Stated task: Set down all of the data that follows word for word, without the images.

Data lines:
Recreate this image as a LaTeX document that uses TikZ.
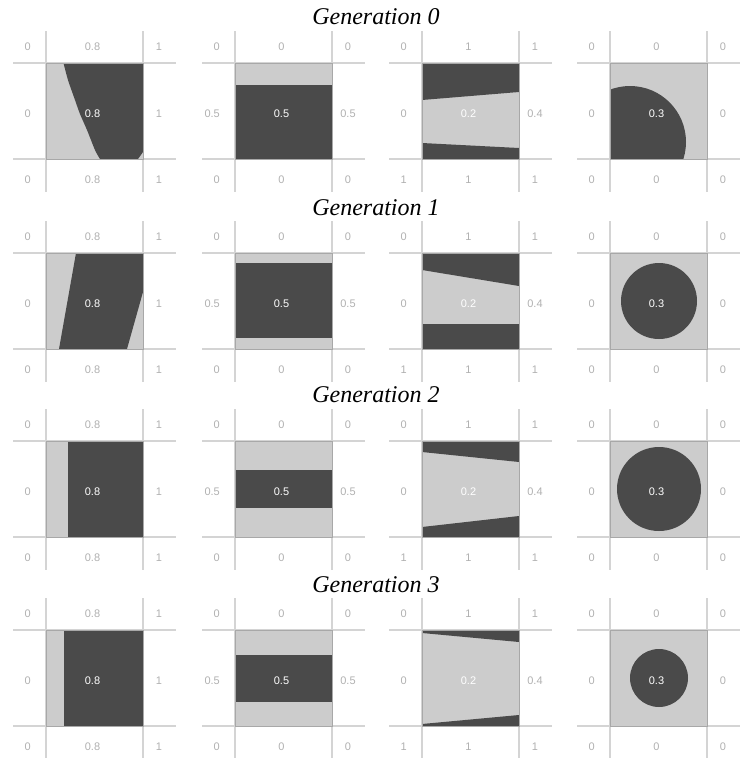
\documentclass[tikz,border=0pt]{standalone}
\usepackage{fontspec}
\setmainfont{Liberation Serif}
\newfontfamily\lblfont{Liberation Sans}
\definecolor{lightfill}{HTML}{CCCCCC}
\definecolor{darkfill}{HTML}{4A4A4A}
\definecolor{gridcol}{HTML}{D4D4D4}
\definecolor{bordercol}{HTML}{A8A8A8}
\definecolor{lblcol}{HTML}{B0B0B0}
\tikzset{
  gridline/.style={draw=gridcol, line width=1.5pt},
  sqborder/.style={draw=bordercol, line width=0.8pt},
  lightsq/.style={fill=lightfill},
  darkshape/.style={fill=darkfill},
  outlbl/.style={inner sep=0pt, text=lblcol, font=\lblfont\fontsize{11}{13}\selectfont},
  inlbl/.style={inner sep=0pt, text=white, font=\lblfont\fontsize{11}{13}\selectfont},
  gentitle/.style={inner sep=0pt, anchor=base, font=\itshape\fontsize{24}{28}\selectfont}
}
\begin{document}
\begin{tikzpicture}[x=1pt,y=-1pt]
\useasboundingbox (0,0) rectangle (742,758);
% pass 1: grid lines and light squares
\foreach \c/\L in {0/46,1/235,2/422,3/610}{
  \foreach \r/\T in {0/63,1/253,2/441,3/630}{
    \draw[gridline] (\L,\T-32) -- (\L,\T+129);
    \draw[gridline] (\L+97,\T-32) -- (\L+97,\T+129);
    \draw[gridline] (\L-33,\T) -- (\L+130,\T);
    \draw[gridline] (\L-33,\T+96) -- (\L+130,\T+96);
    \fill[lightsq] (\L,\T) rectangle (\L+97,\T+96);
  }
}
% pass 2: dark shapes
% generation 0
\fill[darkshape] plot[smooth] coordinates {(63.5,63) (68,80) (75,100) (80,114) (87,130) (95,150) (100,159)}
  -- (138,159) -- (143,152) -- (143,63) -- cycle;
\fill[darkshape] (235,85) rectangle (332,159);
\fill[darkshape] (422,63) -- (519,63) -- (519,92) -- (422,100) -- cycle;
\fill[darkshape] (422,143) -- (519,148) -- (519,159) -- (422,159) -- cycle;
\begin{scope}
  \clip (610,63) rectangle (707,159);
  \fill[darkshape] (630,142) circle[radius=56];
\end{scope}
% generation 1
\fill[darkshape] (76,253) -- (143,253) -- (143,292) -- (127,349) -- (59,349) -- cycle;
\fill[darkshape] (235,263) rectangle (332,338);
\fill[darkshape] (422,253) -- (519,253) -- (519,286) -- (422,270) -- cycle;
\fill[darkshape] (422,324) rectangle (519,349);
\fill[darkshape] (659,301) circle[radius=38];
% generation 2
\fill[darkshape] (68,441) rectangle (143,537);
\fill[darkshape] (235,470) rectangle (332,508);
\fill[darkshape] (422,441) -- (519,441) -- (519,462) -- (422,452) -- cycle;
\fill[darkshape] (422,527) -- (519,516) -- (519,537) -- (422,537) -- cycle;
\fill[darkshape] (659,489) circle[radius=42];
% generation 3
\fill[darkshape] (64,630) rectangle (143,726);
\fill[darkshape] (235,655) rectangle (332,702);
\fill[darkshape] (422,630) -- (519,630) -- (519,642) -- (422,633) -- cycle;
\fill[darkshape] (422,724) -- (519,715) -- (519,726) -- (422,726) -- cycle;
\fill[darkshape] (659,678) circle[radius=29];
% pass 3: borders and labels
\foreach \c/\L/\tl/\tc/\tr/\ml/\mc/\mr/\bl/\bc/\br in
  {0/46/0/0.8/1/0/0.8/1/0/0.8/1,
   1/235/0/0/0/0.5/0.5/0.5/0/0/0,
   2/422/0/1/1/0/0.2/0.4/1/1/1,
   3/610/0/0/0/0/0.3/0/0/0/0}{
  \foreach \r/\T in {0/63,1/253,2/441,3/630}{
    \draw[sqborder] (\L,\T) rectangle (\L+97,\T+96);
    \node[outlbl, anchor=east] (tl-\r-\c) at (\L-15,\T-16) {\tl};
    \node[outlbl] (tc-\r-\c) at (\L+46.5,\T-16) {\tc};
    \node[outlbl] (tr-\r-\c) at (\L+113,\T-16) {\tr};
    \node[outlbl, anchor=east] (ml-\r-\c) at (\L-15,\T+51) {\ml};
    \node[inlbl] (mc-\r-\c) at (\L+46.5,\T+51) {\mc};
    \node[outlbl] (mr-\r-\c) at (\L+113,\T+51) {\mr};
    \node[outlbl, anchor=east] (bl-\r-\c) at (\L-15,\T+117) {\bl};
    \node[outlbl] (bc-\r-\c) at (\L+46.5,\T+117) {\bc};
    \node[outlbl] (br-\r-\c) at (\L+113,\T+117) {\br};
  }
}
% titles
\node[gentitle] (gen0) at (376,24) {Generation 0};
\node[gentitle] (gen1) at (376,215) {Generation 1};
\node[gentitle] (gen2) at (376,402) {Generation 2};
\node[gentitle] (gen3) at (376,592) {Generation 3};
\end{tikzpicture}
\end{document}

Output for this exercise:
Recreate this image as a LaTeX document that uses TikZ.
\documentclass[tikz,border=0pt]{standalone}
\usepackage{fontspec}
\setmainfont{Liberation Serif}
\newfontfamily\lblfont{Liberation Sans}
\definecolor{lightfill}{HTML}{CCCCCC}
\definecolor{darkfill}{HTML}{4A4A4A}
\definecolor{gridcol}{HTML}{D4D4D4}
\definecolor{bordercol}{HTML}{A8A8A8}
\definecolor{lblcol}{HTML}{B0B0B0}
\tikzset{
  gridline/.style={draw=gridcol, line width=1.5pt},
  sqborder/.style={draw=bordercol, line width=0.8pt},
  lightsq/.style={fill=lightfill},
  darkshape/.style={fill=darkfill},
  outlbl/.style={inner sep=0pt, text=lblcol, font=\lblfont\fontsize{11}{13}\selectfont},
  inlbl/.style={inner sep=0pt, text=white, font=\lblfont\fontsize{11}{13}\selectfont},
  gentitle/.style={inner sep=0pt, anchor=base, font=\itshape\fontsize{24}{28}\selectfont}
}
\begin{document}
\begin{tikzpicture}[x=1pt,y=-1pt]
\useasboundingbox (0,0) rectangle (742,758);
% pass 1: grid lines and light squares
\foreach \c/\L in {0/46,1/235,2/422,3/610}{
  \foreach \r/\T in {0/63,1/253,2/441,3/630}{
    \draw[gridline] (\L,\T-32) -- (\L,\T+129);
    \draw[gridline] (\L+97,\T-32) -- (\L+97,\T+129);
    \draw[gridline] (\L-33,\T) -- (\L+130,\T);
    \draw[gridline] (\L-33,\T+96) -- (\L+130,\T+96);
    \fill[lightsq] (\L,\T) rectangle (\L+97,\T+96);
  }
}
% pass 2: dark shapes
% generation 0
\fill[darkshape] plot[smooth] coordinates {(63.5,63) (68,80) (75,100) (80,114) (87,130) (95,150) (100,159)}
  -- (138,159) -- (143,152) -- (143,63) -- cycle;
\fill[darkshape] (235,85) rectangle (332,159);
\fill[darkshape] (422,63) -- (519,63) -- (519,92) -- (422,100) -- cycle;
\fill[darkshape] (422,143) -- (519,148) -- (519,159) -- (422,159) -- cycle;
\begin{scope}
  \clip (610,63) rectangle (707,159);
  \fill[darkshape] (630,142) circle[radius=56];
\end{scope}
% generation 1
\fill[darkshape] (76,253) -- (143,253) -- (143,292) -- (127,349) -- (59,349) -- cycle;
\fill[darkshape] (235,263) rectangle (332,338);
\fill[darkshape] (422,253) -- (519,253) -- (519,286) -- (422,270) -- cycle;
\fill[darkshape] (422,324) rectangle (519,349);
\fill[darkshape] (659,301) circle[radius=38];
% generation 2
\fill[darkshape] (68,441) rectangle (143,537);
\fill[darkshape] (235,470) rectangle (332,508);
\fill[darkshape] (422,441) -- (519,441) -- (519,462) -- (422,452) -- cycle;
\fill[darkshape] (422,527) -- (519,516) -- (519,537) -- (422,537) -- cycle;
\fill[darkshape] (659,489) circle[radius=42];
% generation 3
\fill[darkshape] (64,630) rectangle (143,726);
\fill[darkshape] (235,655) rectangle (332,702);
\fill[darkshape] (422,630) -- (519,630) -- (519,642) -- (422,633) -- cycle;
\fill[darkshape] (422,724) -- (519,715) -- (519,726) -- (422,726) -- cycle;
\fill[darkshape] (659,678) circle[radius=29];
% pass 3: borders and labels
\foreach \c/\L/\tl/\tc/\tr/\ml/\mc/\mr/\bl/\bc/\br in
  {0/46/0/0.8/1/0/0.8/1/0/0.8/1,
   1/235/0/0/0/0.5/0.5/0.5/0/0/0,
   2/422/0/1/1/0/0.2/0.4/1/1/1,
   3/610/0/0/0/0/0.3/0/0/0/0}{
  \foreach \r/\T in {0/63,1/253,2/441,3/630}{
    \draw[sqborder] (\L,\T) rectangle (\L+97,\T+96);
    \node[outlbl, anchor=east] (tl-\r-\c) at (\L-15,\T-16) {\tl};
    \node[outlbl] (tc-\r-\c) at (\L+46.5,\T-16) {\tc};
    \node[outlbl] (tr-\r-\c) at (\L+113,\T-16) {\tr};
    \node[outlbl, anchor=east] (ml-\r-\c) at (\L-15,\T+51) {\ml};
    \node[inlbl] (mc-\r-\c) at (\L+46.5,\T+51) {\mc};
    \node[outlbl] (mr-\r-\c) at (\L+113,\T+51) {\mr};
    \node[outlbl, anchor=east] (bl-\r-\c) at (\L-15,\T+117) {\bl};
    \node[outlbl] (bc-\r-\c) at (\L+46.5,\T+117) {\bc};
    \node[outlbl] (br-\r-\c) at (\L+113,\T+117) {\br};
  }
}
% titles
\node[gentitle] (gen0) at (376,24) {Generation 0};
\node[gentitle] (gen1) at (376,215) {Generation 1};
\node[gentitle] (gen2) at (376,402) {Generation 2};
\node[gentitle] (gen3) at (376,592) {Generation 3};
\end{tikzpicture}
\end{document}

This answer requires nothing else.